Welcome to From the Archives! Each week, this newsletter will look back at a story from our 32-plus years of archives—and explain why that story is worth revisiting today. If you don’t want to get this free newsletter in your inbox each Monday, click “unsubscribe” down below. Otherwise, sit back and enjoy!
Thirty-two years ago, the RN&R was not yet called the RN&R. In November 1993, three local journalists named Mike Norris, Bill Martin and Larry Henry founded what was then called Nevada Weekly (a name the publication would have until February 1995, when the paper became the Reno News & Review).
The Jan. 5-11, 1994, issue was either the seventh or eighth issue of Nevada Weekly. (We think it was the seventh; the bound volume of papers from those days doesn’t include what would have been the Dec. 29, 1993-Jan. 4, 1994 issue.

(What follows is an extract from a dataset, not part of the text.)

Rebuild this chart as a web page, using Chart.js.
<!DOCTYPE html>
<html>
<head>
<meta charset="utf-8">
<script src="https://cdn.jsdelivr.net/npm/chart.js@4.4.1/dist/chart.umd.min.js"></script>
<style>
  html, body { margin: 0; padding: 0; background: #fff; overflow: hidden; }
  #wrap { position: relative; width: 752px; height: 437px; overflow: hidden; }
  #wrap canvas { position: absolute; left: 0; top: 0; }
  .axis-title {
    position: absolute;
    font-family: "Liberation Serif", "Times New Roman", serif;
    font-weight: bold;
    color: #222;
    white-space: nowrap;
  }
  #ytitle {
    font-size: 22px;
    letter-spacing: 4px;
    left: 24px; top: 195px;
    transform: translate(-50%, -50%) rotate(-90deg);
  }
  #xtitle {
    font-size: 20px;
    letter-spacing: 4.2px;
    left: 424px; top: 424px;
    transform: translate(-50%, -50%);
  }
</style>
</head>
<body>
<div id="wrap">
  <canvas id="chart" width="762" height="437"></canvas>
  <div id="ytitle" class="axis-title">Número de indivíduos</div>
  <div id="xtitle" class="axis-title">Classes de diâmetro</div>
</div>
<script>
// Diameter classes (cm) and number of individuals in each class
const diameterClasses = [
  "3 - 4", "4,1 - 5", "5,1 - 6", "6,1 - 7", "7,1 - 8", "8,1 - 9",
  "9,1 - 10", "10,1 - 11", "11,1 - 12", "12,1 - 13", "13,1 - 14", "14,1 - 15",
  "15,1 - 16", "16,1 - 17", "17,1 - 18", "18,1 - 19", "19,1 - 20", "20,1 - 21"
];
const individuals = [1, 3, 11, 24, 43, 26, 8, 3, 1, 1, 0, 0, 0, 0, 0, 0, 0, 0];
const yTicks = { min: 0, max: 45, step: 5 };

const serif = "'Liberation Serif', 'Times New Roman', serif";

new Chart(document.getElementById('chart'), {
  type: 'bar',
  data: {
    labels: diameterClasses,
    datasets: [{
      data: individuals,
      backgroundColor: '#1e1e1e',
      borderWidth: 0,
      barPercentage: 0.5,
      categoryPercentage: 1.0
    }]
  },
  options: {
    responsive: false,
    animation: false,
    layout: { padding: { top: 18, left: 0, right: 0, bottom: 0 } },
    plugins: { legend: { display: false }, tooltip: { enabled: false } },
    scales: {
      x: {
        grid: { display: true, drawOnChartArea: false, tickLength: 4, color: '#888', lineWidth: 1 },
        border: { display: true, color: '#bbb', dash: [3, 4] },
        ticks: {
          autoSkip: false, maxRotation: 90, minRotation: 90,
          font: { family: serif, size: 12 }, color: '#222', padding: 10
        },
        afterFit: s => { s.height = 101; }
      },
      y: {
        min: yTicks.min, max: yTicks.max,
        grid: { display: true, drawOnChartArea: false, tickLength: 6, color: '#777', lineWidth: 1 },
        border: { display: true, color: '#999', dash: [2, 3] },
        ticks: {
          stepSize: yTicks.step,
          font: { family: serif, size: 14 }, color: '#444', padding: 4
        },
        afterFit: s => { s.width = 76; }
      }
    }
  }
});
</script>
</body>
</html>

We presume they took that week between Christmas and New Year’s off, but we can’t say for sure.) The cover story in that Jan. 5 issue focused on problems with groundwater in Nevada—but the story we’re focusing on today can be found on Page 11, next to an article on Washoe County Commission spending, as well as advertisements for Model Dairy and Adele’s.
The piece, headlined “Gazette-Journal hires new political writer,” was written by Larry Henry, and it focuses on a name with which you’re likely familiar.
The story:
In a sharp departure from two decades of progressively deemphasizing political coverage, the Reno Gazette-Journal was scheduled yesterday to begin publishing a weekly column by veteran Las Vegas political journalist Jon Ralston.
Newsroom managers at the Gazette-Journal, one of about six dozen newspapers owned and operated by the suburban Washington, D.C.-based Gannett Corp., have in the past rejected several proposals by their own staff reporters to add a political column to the paper.
Courtney Brenn, the Gazette-Journal’s current reporter assigned to politics at the Gazette, praised the decision to hire Ralston.
“We’ve needed this for a long time,” she said.
Both of the Las Vegas dailies—the Review-Journal and the Sun—have long published political columns, which are closely read by leaders throughout the state.
Ralston formerly wrote a three times a week column for the Review-Journal but left the paper in 1992 to publish a $400-a-year political newsletter called The Ralston Report. He continues to write a free-lance column for the Review-Journal.
Ralston won’t say how many newsletter subscribers he has, but he maintains that roughly a quarter are in northern Nevada, and now that his work will begin appearing in the Gazette, Ralston says he plans on visiting northern Nevada at least one a month.
Marketing surveys conducted by the Gazette’s parent company, Gannett Inc., have indicated that readers pay comparatively little attention to political and public affairs stories. Based on theses surveys and a marketing-based journalism philosophy promoted by the Gannett Corp., political coverage was gradually reduced in favor of softer features.
Executive Editor Ward Bushee could not be reached, but Las Vegas Sun columnist Jeff German theorized the Gazette’s new interest in hiring Ralston was partly due to increased competition in political reporting in the Truckee Meadows.
“Why else would they bring in someone who’s not even familiar with northern Nevada politics?” German asked.
During the 1993 legislative session, the Gazette-Journal published its own political newsletter. A number of subscribers complained they were being forced to pay two bills (one for daily delivery of the paper and one for weekly mail delivery of the insert) for coverage they believed should have been a part of the daily newspaper.
As the old saying goes: The more things change, the more things stay the same, and while Nevada has (massive understatement alert!) changed a LOT in the last 32 years, Jon Ralston remains one of Nevada’s most influential journalists. He’s the founder and CEO of the excellent statewide news website The Nevada Independent—and in the coming days, you’ll likely hear a LOT about his much-anticipated new book.
On Jan. 20, Simon & Schuster will release The Game Changer: How Harry Reid Remade the Rules and Showed Democrats How to Fight, Ralston’s biography on the late Nevada senator, who arguably became the most powerful Nevadan ever, when he served as the U.S. Senate majority leader from 2007-2015.